Theodore blinked, dragging his eyes away from the screen. He picked up the document, scanning the bold legal font. A smirk tugged at the corner of his mouth—not the warm smile I used to live for, but a cruel, patronizing twist of lips.
"Divorce?" He chuckled, a dry, rattling sound. "Mallory, you can't even open a jar of pickles without me. You have no money, no hair, and a broken arm. Where would you go? The shelter?"
"I'd rather sleep in a gutter than stay here with you and your delusions," I said, my voice steady despite the trembling in my knees.
"It's a tantrum event," he dismissed, tearing the papers in half. Then again. And again. The sound of ripping paper was violent in the quiet room. He let the confetti rain down onto the carpet. "You're not leaving. We have the Charity Gala tonight. Veda says appearance is mandatory for the 'Power Couple' achievement. Go put on a wig."
He turned back to his screens. I stood there, staring at the shredded remains of my freedom, and realized that ink and paper wouldn't save me. I had to save myself.
***
The gala was a suffocating kaleidoscope of camera flashes and forced smiles. Theodore gripped my fractured arm with bruising force, parading me around like a broken doll. He whispered instructions in my ear—"Smile," "Don't slouch," "Look adoring"—while checking his phone for Veda's next command.
When he turned to charm a senator, distracted by the vibration of a new 'quest' notification, I saw my opening. I didn't walk; I vanished. I slipped through the heavy velvet curtains of the ballroom and out the service exit.
The city rain was freezing, a sudden shock against my bare shoulders. I didn't care. I kicked off my heels and ran barefoot down the slick pavement, the jagged ends of my hair plastered to my skull. I ran until my lungs burned and the lights of the gala were just a blur in the rearview mirror of my mind.
A black sedan slowed beside me, its engine purring like a predatory cat. Panic seized my throat. Had Theodore sent security?
The rear window rolled down. It wasn't a guard. It was a face etched with quiet intensity and a jawline I remembered from a hospital room two years ago.
"Get in, Mallory," Beau Ross said. His voice wasn't a command; it was an anchor.
I hesitated, shivering violently. "I have nowhere to go. He froze my accounts. He tore up the papers."
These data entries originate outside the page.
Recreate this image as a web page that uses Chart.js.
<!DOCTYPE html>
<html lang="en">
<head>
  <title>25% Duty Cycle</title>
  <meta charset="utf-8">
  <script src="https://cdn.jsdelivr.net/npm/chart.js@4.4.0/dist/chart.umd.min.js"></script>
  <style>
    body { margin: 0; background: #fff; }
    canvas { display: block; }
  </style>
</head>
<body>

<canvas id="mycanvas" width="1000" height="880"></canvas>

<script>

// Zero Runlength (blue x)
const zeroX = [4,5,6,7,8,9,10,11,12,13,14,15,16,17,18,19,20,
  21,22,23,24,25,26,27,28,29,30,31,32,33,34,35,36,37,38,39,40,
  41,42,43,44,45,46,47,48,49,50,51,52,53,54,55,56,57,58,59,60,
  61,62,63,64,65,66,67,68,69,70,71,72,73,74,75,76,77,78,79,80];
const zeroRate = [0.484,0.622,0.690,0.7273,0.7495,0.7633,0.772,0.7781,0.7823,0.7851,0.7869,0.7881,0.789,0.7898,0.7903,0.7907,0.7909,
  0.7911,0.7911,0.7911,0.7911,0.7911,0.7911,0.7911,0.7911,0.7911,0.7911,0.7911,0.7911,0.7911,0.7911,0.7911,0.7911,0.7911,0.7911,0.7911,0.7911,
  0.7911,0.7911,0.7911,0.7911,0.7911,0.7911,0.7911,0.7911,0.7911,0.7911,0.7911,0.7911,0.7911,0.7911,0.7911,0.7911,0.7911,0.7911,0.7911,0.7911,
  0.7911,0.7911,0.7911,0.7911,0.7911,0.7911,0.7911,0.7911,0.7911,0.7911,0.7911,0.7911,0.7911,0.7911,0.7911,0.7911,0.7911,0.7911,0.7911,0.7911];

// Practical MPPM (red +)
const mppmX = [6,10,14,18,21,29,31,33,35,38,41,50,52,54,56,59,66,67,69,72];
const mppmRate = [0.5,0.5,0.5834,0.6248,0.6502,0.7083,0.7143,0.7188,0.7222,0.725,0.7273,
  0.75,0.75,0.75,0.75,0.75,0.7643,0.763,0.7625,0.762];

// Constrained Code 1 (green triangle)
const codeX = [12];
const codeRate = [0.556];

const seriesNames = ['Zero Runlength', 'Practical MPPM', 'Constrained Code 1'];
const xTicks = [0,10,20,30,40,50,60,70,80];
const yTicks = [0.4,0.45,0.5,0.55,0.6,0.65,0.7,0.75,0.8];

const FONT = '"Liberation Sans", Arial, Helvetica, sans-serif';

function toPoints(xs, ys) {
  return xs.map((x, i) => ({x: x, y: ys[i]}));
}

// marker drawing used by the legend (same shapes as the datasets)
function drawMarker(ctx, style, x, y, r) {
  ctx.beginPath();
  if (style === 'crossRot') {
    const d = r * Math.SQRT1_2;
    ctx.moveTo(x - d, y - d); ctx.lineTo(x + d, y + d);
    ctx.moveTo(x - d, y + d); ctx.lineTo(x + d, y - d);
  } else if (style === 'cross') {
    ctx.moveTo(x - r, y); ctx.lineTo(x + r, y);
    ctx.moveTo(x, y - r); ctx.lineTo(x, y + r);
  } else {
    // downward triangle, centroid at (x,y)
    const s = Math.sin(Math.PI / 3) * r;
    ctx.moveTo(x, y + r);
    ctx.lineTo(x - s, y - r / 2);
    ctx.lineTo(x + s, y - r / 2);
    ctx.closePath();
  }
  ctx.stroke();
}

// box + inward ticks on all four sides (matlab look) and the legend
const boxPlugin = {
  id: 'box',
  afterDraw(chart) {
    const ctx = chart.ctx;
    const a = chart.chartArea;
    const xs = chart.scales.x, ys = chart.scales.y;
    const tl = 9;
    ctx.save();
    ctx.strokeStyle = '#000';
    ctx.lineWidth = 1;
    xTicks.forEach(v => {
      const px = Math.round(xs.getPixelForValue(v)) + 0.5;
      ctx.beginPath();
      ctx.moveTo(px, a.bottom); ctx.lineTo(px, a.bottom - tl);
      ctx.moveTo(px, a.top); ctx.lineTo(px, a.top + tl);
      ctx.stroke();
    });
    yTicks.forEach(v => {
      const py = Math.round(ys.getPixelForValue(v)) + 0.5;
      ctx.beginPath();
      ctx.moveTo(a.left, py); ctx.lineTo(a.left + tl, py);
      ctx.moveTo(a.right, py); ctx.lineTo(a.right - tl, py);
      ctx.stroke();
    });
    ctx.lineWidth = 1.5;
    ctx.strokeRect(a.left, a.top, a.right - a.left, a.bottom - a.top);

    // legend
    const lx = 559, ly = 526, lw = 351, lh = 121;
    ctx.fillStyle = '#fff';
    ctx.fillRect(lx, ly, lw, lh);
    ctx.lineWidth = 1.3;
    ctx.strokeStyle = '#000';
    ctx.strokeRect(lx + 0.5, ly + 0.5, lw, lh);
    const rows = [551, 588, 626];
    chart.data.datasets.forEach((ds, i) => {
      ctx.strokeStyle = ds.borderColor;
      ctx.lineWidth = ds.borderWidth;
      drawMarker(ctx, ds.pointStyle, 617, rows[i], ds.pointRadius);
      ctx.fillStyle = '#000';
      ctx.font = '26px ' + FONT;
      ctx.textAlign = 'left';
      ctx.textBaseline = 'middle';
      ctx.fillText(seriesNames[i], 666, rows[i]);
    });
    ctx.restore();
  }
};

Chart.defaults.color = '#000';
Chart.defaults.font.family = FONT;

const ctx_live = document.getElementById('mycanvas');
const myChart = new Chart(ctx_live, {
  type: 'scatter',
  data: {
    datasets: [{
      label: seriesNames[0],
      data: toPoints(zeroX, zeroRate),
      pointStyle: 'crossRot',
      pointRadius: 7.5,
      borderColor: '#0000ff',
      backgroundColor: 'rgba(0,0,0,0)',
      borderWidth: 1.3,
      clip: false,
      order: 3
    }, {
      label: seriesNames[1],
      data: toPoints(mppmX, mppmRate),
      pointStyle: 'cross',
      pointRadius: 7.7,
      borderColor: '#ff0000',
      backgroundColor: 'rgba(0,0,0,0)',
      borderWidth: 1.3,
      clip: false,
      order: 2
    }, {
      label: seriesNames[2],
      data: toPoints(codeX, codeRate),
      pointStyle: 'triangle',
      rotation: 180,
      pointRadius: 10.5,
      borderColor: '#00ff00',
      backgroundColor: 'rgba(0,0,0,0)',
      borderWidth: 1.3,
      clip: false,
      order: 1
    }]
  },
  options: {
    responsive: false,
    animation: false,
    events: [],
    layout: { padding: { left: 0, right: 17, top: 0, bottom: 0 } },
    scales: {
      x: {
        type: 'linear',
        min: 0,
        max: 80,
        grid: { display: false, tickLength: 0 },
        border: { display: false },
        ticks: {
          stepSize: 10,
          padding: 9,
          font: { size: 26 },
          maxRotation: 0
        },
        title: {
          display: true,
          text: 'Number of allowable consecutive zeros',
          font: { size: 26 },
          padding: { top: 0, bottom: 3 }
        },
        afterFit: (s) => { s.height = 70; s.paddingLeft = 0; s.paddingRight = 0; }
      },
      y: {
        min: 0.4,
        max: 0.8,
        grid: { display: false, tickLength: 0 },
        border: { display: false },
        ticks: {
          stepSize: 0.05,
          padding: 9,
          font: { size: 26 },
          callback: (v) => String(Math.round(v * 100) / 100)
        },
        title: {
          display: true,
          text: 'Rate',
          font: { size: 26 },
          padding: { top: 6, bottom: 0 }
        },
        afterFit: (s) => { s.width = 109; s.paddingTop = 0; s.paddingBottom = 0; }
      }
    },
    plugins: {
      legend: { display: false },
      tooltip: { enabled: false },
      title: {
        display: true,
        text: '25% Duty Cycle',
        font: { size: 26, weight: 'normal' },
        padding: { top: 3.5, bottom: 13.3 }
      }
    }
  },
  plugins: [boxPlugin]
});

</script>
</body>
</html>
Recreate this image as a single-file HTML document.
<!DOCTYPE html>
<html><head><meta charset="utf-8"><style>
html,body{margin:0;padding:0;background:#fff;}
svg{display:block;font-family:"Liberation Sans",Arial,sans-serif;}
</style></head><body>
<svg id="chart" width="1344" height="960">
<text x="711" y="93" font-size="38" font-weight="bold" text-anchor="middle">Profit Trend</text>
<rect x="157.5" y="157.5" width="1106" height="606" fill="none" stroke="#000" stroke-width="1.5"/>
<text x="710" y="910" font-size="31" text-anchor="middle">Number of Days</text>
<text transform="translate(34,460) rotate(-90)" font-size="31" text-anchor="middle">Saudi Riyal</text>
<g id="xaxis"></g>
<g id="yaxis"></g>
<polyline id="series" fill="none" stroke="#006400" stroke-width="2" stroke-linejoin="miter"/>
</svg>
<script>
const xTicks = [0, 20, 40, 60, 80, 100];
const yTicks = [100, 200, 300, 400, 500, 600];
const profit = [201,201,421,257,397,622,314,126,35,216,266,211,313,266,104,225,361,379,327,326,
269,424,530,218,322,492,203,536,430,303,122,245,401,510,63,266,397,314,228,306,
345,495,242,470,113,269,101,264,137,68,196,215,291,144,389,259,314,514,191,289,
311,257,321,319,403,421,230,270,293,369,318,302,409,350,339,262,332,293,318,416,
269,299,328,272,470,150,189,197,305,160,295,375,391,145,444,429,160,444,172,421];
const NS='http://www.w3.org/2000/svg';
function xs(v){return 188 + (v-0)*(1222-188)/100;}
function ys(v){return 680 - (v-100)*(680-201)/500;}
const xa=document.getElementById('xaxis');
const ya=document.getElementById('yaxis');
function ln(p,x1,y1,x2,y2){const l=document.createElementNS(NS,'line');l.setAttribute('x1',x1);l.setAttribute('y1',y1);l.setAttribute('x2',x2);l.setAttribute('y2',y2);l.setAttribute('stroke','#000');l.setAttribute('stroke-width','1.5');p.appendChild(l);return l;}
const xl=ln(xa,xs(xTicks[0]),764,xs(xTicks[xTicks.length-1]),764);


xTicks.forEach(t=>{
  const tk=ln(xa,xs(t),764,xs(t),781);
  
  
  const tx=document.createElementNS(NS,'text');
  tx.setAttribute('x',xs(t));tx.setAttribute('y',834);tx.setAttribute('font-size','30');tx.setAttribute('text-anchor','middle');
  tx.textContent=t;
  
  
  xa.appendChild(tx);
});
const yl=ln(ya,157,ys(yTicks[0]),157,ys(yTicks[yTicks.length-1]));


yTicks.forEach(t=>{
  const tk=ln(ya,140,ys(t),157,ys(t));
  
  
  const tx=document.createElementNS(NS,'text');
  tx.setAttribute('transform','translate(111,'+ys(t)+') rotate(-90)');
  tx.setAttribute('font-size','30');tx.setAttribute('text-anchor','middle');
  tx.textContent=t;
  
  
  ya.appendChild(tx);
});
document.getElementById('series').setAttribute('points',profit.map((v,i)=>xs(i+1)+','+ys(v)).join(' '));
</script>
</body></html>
Beau opened the door and stepped out into the downpour, ruining a suit that cost more than my car. He held an umbrella over me, shielding me from the storm. "I know. I've been watching. I have a safe house. And I have a job offer, if you're ready to stop being a victim."
I looked at him—really looked at him. There was no madness in his eyes, no game. Just patience. I stepped into the car.
***
Three days later, the woman in the mirror was a stranger. The stylist Beau hired hadn't tried to hide the damage Theodore had done; she had transformed it. My hair was now a sleek, sharp pixie cut that accented the hollows of my cheekbones and the new hardness in my eyes. I wore a tailored charcoal suit that armored me against the world.
"Ross Investments is facing a deadlock with the Kinsley Group," Beau said, handing me a tablet as we walked into his firm's glass-walled conference room. "Theodore tried to close them last week. He failed because he pitched them on aggressive expansion. He didn't do his homework."
I scanned the file. "Kinsley is risk-averse. They care about legacy, not growth."
"Exactly," Beau said, opening the door for me. "Show them what Hayes Corporation lost."
The boardroom fell silent as I entered. I saw the skepticism in the eyes of the Kinsley executives—they saw a cast-off wife, a scandal in the tabloids. I didn't flinch. I sat at the head of the table, not as Theodore's shadow, but as Mallory Grant.
"Gentlemen," I began, my voice clear and resonant. "You rejected the previous offer because it threatened your family's hundred-year history. I'm not here to sell you a future you don't want. I'm here to protect the past you've built."
For the next hour, I dissected the deal with surgical precision. I wove a narrative of stability and heritage that Theodore, blinded by his obsession with 'leveling up,' could never comprehend. I saw the shift in the room—the skepticism melting into respect.
When Mr. Kinsley signed the contract, he looked me in the eye. "Theodore Hayes is a fool, Ms. Grant."
I capped my pen, the click echoing like a gunshot. "Theodore Hayes doesn't exist anymore," I said, a ghost of a smile touching my lips. "He's just a character in a game he's already lost."